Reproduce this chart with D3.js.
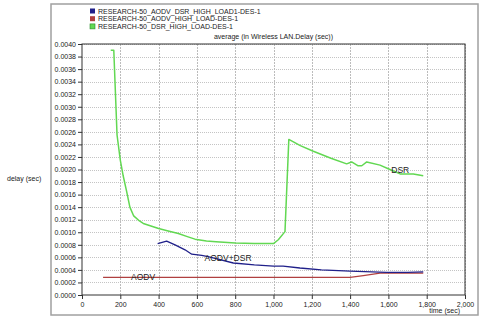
<!DOCTYPE html>
<html><head><meta charset="utf-8">
<script src="https://cdn.jsdelivr.net/npm/d3@7"></script>
<style>
body{margin:0;background:#fff;}
svg{display:block;font-family:"Liberation Sans",Arial,sans-serif;}
</style></head>
<body>
<svg id="c" width="483" height="320"></svg>
<script>
const legendNames = ["RESEARCH-50_AODV_DSR_HIGH_LOAD1-DES-1","RESEARCH-50_AODV_HIGH_LOAD-DES-1","RESEARCH-50_DSR_HIGH_LOAD-DES-1"];
const seriesColors = ["#20208a","#b04040","#62d852"];
const xTicks = [0,200,400,600,800,1000,1200,1400,1600,1800,2000];
const yTicks = d3.range(0,21).map(i=>i*0.0002);
const chartTitle = "average (in Wireless LAN.Delay (sec))";

const aodvDsr = [[395,0.00082],[442,0.00086],[486,0.00080],[538,0.00072],[573,0.00065],[625,0.00063],[658,0.00061],[700,0.00058],[790,0.00051],[900,0.00048],[1000,0.00046],[1050,0.00046],[1138,0.00043],[1250,0.00040],[1399,0.00038],[1591,0.00036],[1700,0.00036],[1782,0.00037]];
const aodv = [[110,0.00028],[400,0.00028],[800,0.00028],[1200,0.00028],[1400,0.00028],[1469,0.00031],[1556,0.00035],[1650,0.00035],[1782,0.00035]];
const dsr = [[150,0.00390],[166,0.00390],[183,0.00255],[200,0.00215],[215,0.00190],[233,0.00165],[250,0.00140],[270,0.00126],[300,0.00118],[320,0.00114],[360,0.00110],[400,0.00106],[450,0.00102],[503,0.00098],[550,0.00093],[590,0.00089],[650,0.00086],[700,0.00085],[800,0.00083],[900,0.00082],[1000,0.00082],[1025,0.00088],[1060,0.00101],[1080,0.00248],[1140,0.00238],[1208,0.00229],[1300,0.00218],[1382,0.00209],[1408,0.00212],[1440,0.00206],[1461,0.00206],[1487,0.00212],[1556,0.00207],[1608,0.00200],[1661,0.00193],[1730,0.00193],[1782,0.00190]];
const curveLabels = [{text:"DSR",t:1615,v:0.00194},{text:"AODV+DSR",t:640,v:0.00054},{text:"AODV",t:256,v:0.00024}];

const svg = d3.select("#c");
const L=82,R=465,T=44,B=295;
const x = d3.scaleLinear().domain([0,2000]).range([L,R]);
const y = d3.scaleLinear().domain([0,0.004]).range([B,T]);

// outer frame
svg.append("rect").attr("x",51).attr("y",4).attr("width",427).attr("height",311)
  .attr("fill","none").attr("stroke","#a0a0a0").attr("stroke-width",1.5);

// legend
legendNames.forEach((n,i)=>{
  const yy = 11 + i*7.7;
  svg.append("rect").attr("x",90).attr("y",yy-2.5).attr("width",5).attr("height",5)
    .attr("fill",seriesColors[i]).attr("stroke", i==2?"#2a8a2a":"none").attr("stroke-width",0.6);
  svg.append("text").attr("x",98).attr("y",yy+2.5).attr("font-size",7).attr("fill","#222").text(n);
});

// title
svg.append("text").attr("x",(L+R)/2).attr("y",39).attr("text-anchor","middle").attr("font-size",7).attr("fill","#222").text(chartTitle);

// grid
svg.append("g").selectAll("line").data(yTicks.slice(1)).join("line")
  .attr("x1",L).attr("x2",R).attr("y1",d=>Math.round(y(d))+0.5).attr("y2",d=>Math.round(y(d))+0.5)
  .attr("stroke","#c4c4c4").attr("stroke-dasharray","1,1");
svg.append("g").selectAll("line").data(xTicks.slice(1)).join("line")
  .attr("y1",T).attr("y2",B).attr("x1",d=>Math.round(x(d))+0.5).attr("x2",d=>Math.round(x(d))+0.5)
  .attr("stroke","#bcbcbc").attr("stroke-dasharray","2,1");

// axes
const yAxis = d3.axisLeft(y).tickValues(yTicks).tickFormat(d3.format(".4f")).tickSize(4).tickPadding(2);
const xAxis = d3.axisBottom(x).tickValues(xTicks).tickFormat(d3.format(",")).tickSize(4).tickPadding(3);
const gy = svg.append("g").attr("transform",`translate(${L},0)`).call(yAxis);
const gx = svg.append("g").attr("transform",`translate(0,${B})`).call(xAxis);
[gy,gx].forEach(g=>{
  g.selectAll("text").attr("font-size",7).attr("fill","#222").attr("font-family","Liberation Sans,Arial,sans-serif");
  g.selectAll("line").attr("stroke","#333");
  g.select(".domain").attr("stroke","none");
});
svg.append("rect").attr("x",L).attr("y",T).attr("width",R-L).attr("height",B-T)
  .attr("fill","none").attr("stroke","#333").attr("stroke-width",1);

// axis titles
svg.append("text").attr("x",7).attr("y",181).attr("font-size",7).attr("fill","#222").text("delay (sec)");
svg.append("text").attr("x",460).attr("y",313).attr("text-anchor","end").attr("font-size",7).attr("fill","#222").text("time (sec)");

// lines
const line = d3.line().x(d=>x(d[0])).y(d=>y(d[1]));
[[dsr,2,1.5],[aodv,1,1.3],[aodvDsr,0,1.3]].forEach(([data,ci,w])=>{
  svg.append("path").datum(data).attr("d",line).attr("fill","none")
    .attr("stroke",seriesColors[ci]).attr("stroke-width",w).attr("stroke-linejoin","round");
});

// curve labels
curveLabels.forEach(c=>{
  svg.append("text").attr("x",x(c.t)).attr("y",y(c.v)).attr("font-size",8.5).attr("fill","#222").text(c.text);
});
</script>
</body></html>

***

- Written problem:
Go through the data above and transcribe it in full, omitting any image.

- Task solution:
Reproduce this chart with D3.js.
<!DOCTYPE html>
<html><head><meta charset="utf-8">
<script src="https://cdn.jsdelivr.net/npm/d3@7"></script>
<style>
body{margin:0;background:#fff;}
svg{display:block;font-family:"Liberation Sans",Arial,sans-serif;}
</style></head>
<body>
<svg id="c" width="483" height="320"></svg>
<script>
const legendNames = ["RESEARCH-50_AODV_DSR_HIGH_LOAD1-DES-1","RESEARCH-50_AODV_HIGH_LOAD-DES-1","RESEARCH-50_DSR_HIGH_LOAD-DES-1"];
const seriesColors = ["#20208a","#b04040","#62d852"];
const xTicks = [0,200,400,600,800,1000,1200,1400,1600,1800,2000];
const yTicks = d3.range(0,21).map(i=>i*0.0002);
const chartTitle = "average (in Wireless LAN.Delay (sec))";

const aodvDsr = [[395,0.00082],[442,0.00086],[486,0.00080],[538,0.00072],[573,0.00065],[625,0.00063],[658,0.00061],[700,0.00058],[790,0.00051],[900,0.00048],[1000,0.00046],[1050,0.00046],[1138,0.00043],[1250,0.00040],[1399,0.00038],[1591,0.00036],[1700,0.00036],[1782,0.00037]];
const aodv = [[110,0.00028],[400,0.00028],[800,0.00028],[1200,0.00028],[1400,0.00028],[1469,0.00031],[1556,0.00035],[1650,0.00035],[1782,0.00035]];
const dsr = [[150,0.00390],[166,0.00390],[183,0.00255],[200,0.00215],[215,0.00190],[233,0.00165],[250,0.00140],[270,0.00126],[300,0.00118],[320,0.00114],[360,0.00110],[400,0.00106],[450,0.00102],[503,0.00098],[550,0.00093],[590,0.00089],[650,0.00086],[700,0.00085],[800,0.00083],[900,0.00082],[1000,0.00082],[1025,0.00088],[1060,0.00101],[1080,0.00248],[1140,0.00238],[1208,0.00229],[1300,0.00218],[1382,0.00209],[1408,0.00212],[1440,0.00206],[1461,0.00206],[1487,0.00212],[1556,0.00207],[1608,0.00200],[1661,0.00193],[1730,0.00193],[1782,0.00190]];
const curveLabels = [{text:"DSR",t:1615,v:0.00194},{text:"AODV+DSR",t:640,v:0.00054},{text:"AODV",t:256,v:0.00024}];

const svg = d3.select("#c");
const L=82,R=465,T=44,B=295;
const x = d3.scaleLinear().domain([0,2000]).range([L,R]);
const y = d3.scaleLinear().domain([0,0.004]).range([B,T]);

// outer frame
svg.append("rect").attr("x",51).attr("y",4).attr("width",427).attr("height",311)
  .attr("fill","none").attr("stroke","#a0a0a0").attr("stroke-width",1.5);

// legend
legendNames.forEach((n,i)=>{
  const yy = 11 + i*7.7;
  svg.append("rect").attr("x",90).attr("y",yy-2.5).attr("width",5).attr("height",5)
    .attr("fill",seriesColors[i]).attr("stroke", i==2?"#2a8a2a":"none").attr("stroke-width",0.6);
  svg.append("text").attr("x",98).attr("y",yy+2.5).attr("font-size",7).attr("fill","#222").text(n);
});

// title
svg.append("text").attr("x",(L+R)/2).attr("y",39).attr("text-anchor","middle").attr("font-size",7).attr("fill","#222").text(chartTitle);

// grid
svg.append("g").selectAll("line").data(yTicks.slice(1)).join("line")
  .attr("x1",L).attr("x2",R).attr("y1",d=>Math.round(y(d))+0.5).attr("y2",d=>Math.round(y(d))+0.5)
  .attr("stroke","#c4c4c4").attr("stroke-dasharray","1,1");
svg.append("g").selectAll("line").data(xTicks.slice(1)).join("line")
  .attr("y1",T).attr("y2",B).attr("x1",d=>Math.round(x(d))+0.5).attr("x2",d=>Math.round(x(d))+0.5)
  .attr("stroke","#bcbcbc").attr("stroke-dasharray","2,1");

// axes
const yAxis = d3.axisLeft(y).tickValues(yTicks).tickFormat(d3.format(".4f")).tickSize(4).tickPadding(2);
const xAxis = d3.axisBottom(x).tickValues(xTicks).tickFormat(d3.format(",")).tickSize(4).tickPadding(3);
const gy = svg.append("g").attr("transform",`translate(${L},0)`).call(yAxis);
const gx = svg.append("g").attr("transform",`translate(0,${B})`).call(xAxis);
[gy,gx].forEach(g=>{
  g.selectAll("text").attr("font-size",7).attr("fill","#222").attr("font-family","Liberation Sans,Arial,sans-serif");
  g.selectAll("line").attr("stroke","#333");
  g.select(".domain").attr("stroke","none");
});
svg.append("rect").attr("x",L).attr("y",T).attr("width",R-L).attr("height",B-T)
  .attr("fill","none").attr("stroke","#333").attr("stroke-width",1);

// axis titles
svg.append("text").attr("x",7).attr("y",181).attr("font-size",7).attr("fill","#222").text("delay (sec)");
svg.append("text").attr("x",460).attr("y",313).attr("text-anchor","end").attr("font-size",7).attr("fill","#222").text("time (sec)");

// lines
const line = d3.line().x(d=>x(d[0])).y(d=>y(d[1]));
[[dsr,2,1.5],[aodv,1,1.3],[aodvDsr,0,1.3]].forEach(([data,ci,w])=>{
  svg.append("path").datum(data).attr("d",line).attr("fill","none")
    .attr("stroke",seriesColors[ci]).attr("stroke-width",w).attr("stroke-linejoin","round");
});

// curve labels
curveLabels.forEach(c=>{
  svg.append("text").attr("x",x(c.t)).attr("y",y(c.v)).attr("font-size",8.5).attr("fill","#222").text(c.text);
});
</script>
</body></html>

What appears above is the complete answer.